Auckland’s journey towards becoming the world’s most liveable city is far from complete but it has learnt and taken inspiration and confidence from best practice city governance, planning and design and applied it to its unique social, economic, political and environmental setting.

So far it has produced globally innovative change in metropolitan governance in 2010, in order to achieve liveability. Auckland now has one Mayor, one council, one bold vision, one Auckland Plan, relentless determination, and purposeful partnership between local government, its indigenous Māori people and citizens.

The city is also being reinvented and rejuvenated in front of our very eyes through an adaptive and innovative design-led city approach which puts the needs of people before the needs of the motor vehicle and helps to build a city which is vibrant, dynamic and progressive.

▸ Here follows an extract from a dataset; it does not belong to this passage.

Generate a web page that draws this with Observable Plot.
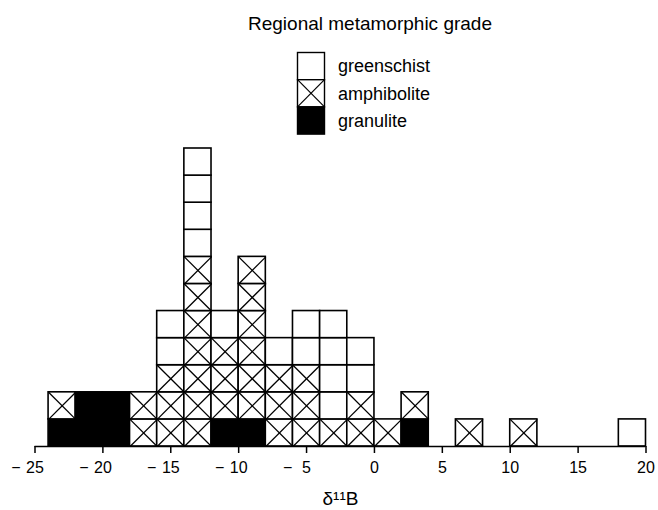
<!DOCTYPE html>
<html><head><meta charset="utf-8">
<script src="https://cdn.jsdelivr.net/npm/d3@7"></script>
<script src="https://cdn.jsdelivr.net/npm/@observablehq/plot@0.6"></script>
<style>
body{margin:0;background:#fff;font-family:"Liberation Sans",Arial,sans-serif;}
#wrap{width:658px;height:510px;overflow:hidden;background:#fff}
#wrap svg{display:block}
</style></head><body><div id="wrap"></div>
<script>
// bin starts (bin width 2 permil)
const bins = [-24,-22,-20,-18,-16,-14,-12,-10,-8,-6,-4,-2,0,2,4,6,8,10,12,14,16,18];
const granulite   = [1,2,2,0,0,0,1,1,0,0,0,0,0,1,0,0,0,0,0,0,0,0];
const amphibolite = [1,0,0,2,3,7,3,6,3,3,1,2,1,1,0,1,0,1,0,0,0,0];
const greenschist = [0,0,0,0,2,4,1,0,1,2,4,2,0,0,0,0,0,0,0,0,0,1];
const stackOrder = ["granulite","amphibolite","greenschist"];
const legendOrder = ["greenschist","amphibolite","granulite"];
const gradeColors = ["black","white","white"];
const xTicks = [-25,-20,-15,-10,-5,0,5,10,15,20];
const binWidth = 2;
const title = "Regional metamorphic grade";
const xLabel = "δ\u00B9\u00B9B";
const FONT = '"Liberation Sans", Arial, sans-serif';

const counts = {granulite, amphibolite, greenschist};
const cells = [];
bins.forEach((b, i) => {
  let level = 0;
  for (const g of stackOrder) {
    for (let k = 0; k < counts[g][i]; k++) {
      cells.push({grade: g, x1: b, x2: b + binWidth, y1: level, y2: level + 1});
      level++;
    }
  }
});
const crossed = cells.filter(d => d.grade === "amphibolite");

// Header: title + legend
const header = d3.create("svg").attr("width", 658).attr("height", 140)
  .style("font-family", FONT);
header.append("text").attr("x", 370).attr("y", 30).attr("text-anchor", "middle")
  .attr("font-size", 19).attr("fill", "black").text(title);
const sw = 27, sh = 27.2, lx = 297.5, ly = 52.5;
legendOrder.forEach((g, i) => {
  const y0 = ly + i * sh;
  const fill = gradeColors[stackOrder.indexOf(g)];
  header.append("rect").attr("x", lx).attr("y", y0).attr("width", sw).attr("height", sh)
    .attr("fill", fill).attr("stroke", "black").attr("stroke-width", 1.4);
  if (g === "amphibolite") {
    header.append("line").attr("x1", lx).attr("y1", y0).attr("x2", lx + sw).attr("y2", y0 + sh)
      .attr("stroke", "black").attr("stroke-width", 1.2);
    header.append("line").attr("x1", lx).attr("y1", y0 + sh).attr("x2", lx + sw).attr("y2", y0)
      .attr("stroke", "black").attr("stroke-width", 1.2);
  }
  header.append("text").attr("x", 338).attr("y", y0 + sh / 2).attr("dy", "0.35em")
    .attr("font-size", 18).attr("fill", "black").text(g);
});
document.getElementById("wrap").append(header.node());

const chart = Plot.plot({
  width: 658, height: 370,
  marginTop: 8, marginBottom: 64, marginLeft: 34.5, marginRight: 12.5,
  style: {fontFamily: FONT, fontSize: "16px", background: "white", color: "black"},
  x: {domain: [-25, 20]},
  y: {domain: [0, 11], axis: null},
  color: {domain: stackOrder, range: gradeColors},
  marks: [
    Plot.rect(cells, {x1: "x1", x2: "x2", y1: "y1", y2: "y2", fill: "grade", stroke: "black", strokeWidth: 1.6}),
    Plot.link(crossed, {x1: "x1", y1: "y1", x2: "x2", y2: "y2", stroke: "black", strokeWidth: 1.3}),
    Plot.link(crossed, {x1: "x1", y1: "y2", x2: "x2", y2: "y1", stroke: "black", strokeWidth: 1.3}),
    Plot.ruleY([0], {stroke: "black", strokeWidth: 1.5}),
    Plot.axisX({ticks: xTicks, tickSize: 7, tickPadding: 8, strokeWidth: 1.5,
      tickFormat: d => Math.abs(d), fontSize: 16, label: null}),
    Plot.text(xTicks.filter(d => d < 0), {x: d => d, y: 0, text: () => "\u2212",
      dy: 15, dx: -19, lineAnchor: "top", fontSize: 16, fill: "black"}),
    Plot.text([xLabel], {frameAnchor: "bottom", dy: 52, lineAnchor: "middle", fontSize: 19, fill: "black"})
  ]
});
document.getElementById("wrap").append(chart);
</script></body></html>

In a short period of time Auckland has regained much of its lost ‘swagger’. Confidence is on the up and Aucklanders tell us every day we are on the right track.

Auckland intends to deliver its vision of being the world’s most liveable city.


About Ludo Campbell-Reid
Ludo Campbell-Reid is Auckland Council’s first ever Design Champion. He is accountable for design excellence in council’s policies, plans and projects, working with the private sector to achieve exemplary design outcomes and promoting a design-led city agenda. Auckland Council is the largest Unitary Authority in Australasia with assets over $32B and an operating budget over $3B.

Ludo developed Auckland’s first urban design framework, “Designing Great Places for our People,” a multi-layered behaviour change strategy to embed design excellence into the heart of city governance and the psyche of Aucklanders. Award winning projects such as the unlocking of the waterfront, the ground breaking “shared space” streetscape city revitalisation program and the transformation of the Auckland Art Gallery (winner of World Architecture Festival Prize), epitomise the success of this design-led approach.

Before moving to New Zealand in 2006, Ludo was CEO of Urban Design London, an organisation established to lift design quality in London by transforming public sector design capacity and skills. Earlier, as Senior Urban Designer at the London Borough of Tower Hamlets he was responsible for providing ongoing development, master-planning, architecture and design advice at Canary Wharf, London’s 2nd financial district.

Working in Cape Town during the 1990s, Ludo was a member of the ongoing master-planning team for both the V&A and Knysna Quays waterfront. He was also appointed as Urban Design and Technical Sporting Adviser to the Cape Town 2004 Olympic Bid Company.